◆ **WRITTEN REQUEST**: Scan the listing below and copy every line holding "this".

◆ **TASK MATERIAL**:
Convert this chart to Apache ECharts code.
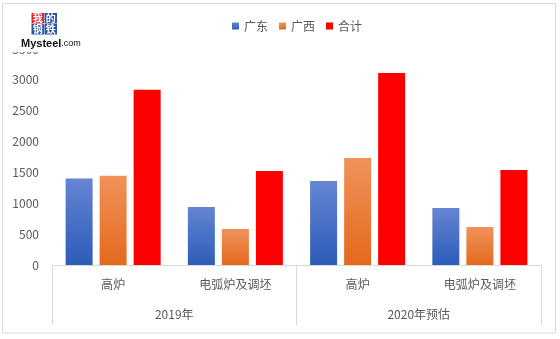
...
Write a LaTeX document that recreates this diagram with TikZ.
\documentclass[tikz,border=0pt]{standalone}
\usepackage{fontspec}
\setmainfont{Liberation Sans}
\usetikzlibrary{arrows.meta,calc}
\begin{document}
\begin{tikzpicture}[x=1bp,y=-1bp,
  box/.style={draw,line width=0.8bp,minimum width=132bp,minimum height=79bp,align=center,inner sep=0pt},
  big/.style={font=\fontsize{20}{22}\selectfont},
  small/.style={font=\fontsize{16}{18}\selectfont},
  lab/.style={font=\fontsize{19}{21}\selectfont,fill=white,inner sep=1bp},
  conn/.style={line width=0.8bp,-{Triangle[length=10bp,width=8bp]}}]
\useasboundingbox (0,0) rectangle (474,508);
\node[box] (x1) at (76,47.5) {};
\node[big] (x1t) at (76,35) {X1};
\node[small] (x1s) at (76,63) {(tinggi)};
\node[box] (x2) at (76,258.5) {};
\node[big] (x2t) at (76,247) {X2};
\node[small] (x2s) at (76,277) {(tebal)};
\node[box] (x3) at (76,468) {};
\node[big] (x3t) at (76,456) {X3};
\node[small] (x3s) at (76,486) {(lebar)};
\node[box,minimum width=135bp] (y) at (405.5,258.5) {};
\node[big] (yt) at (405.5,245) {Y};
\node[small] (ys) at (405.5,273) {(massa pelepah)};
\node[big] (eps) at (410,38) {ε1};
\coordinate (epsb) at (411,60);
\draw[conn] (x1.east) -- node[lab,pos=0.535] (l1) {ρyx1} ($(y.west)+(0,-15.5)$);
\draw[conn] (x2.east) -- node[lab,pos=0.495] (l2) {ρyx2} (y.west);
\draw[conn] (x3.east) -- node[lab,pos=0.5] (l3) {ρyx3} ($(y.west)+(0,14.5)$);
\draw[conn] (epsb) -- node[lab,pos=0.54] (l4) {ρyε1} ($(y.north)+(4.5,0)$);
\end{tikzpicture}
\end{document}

◆ **THE RESPONSE**:
Convert this chart to Apache ECharts code.
Write a LaTeX document that recreates this diagram with TikZ.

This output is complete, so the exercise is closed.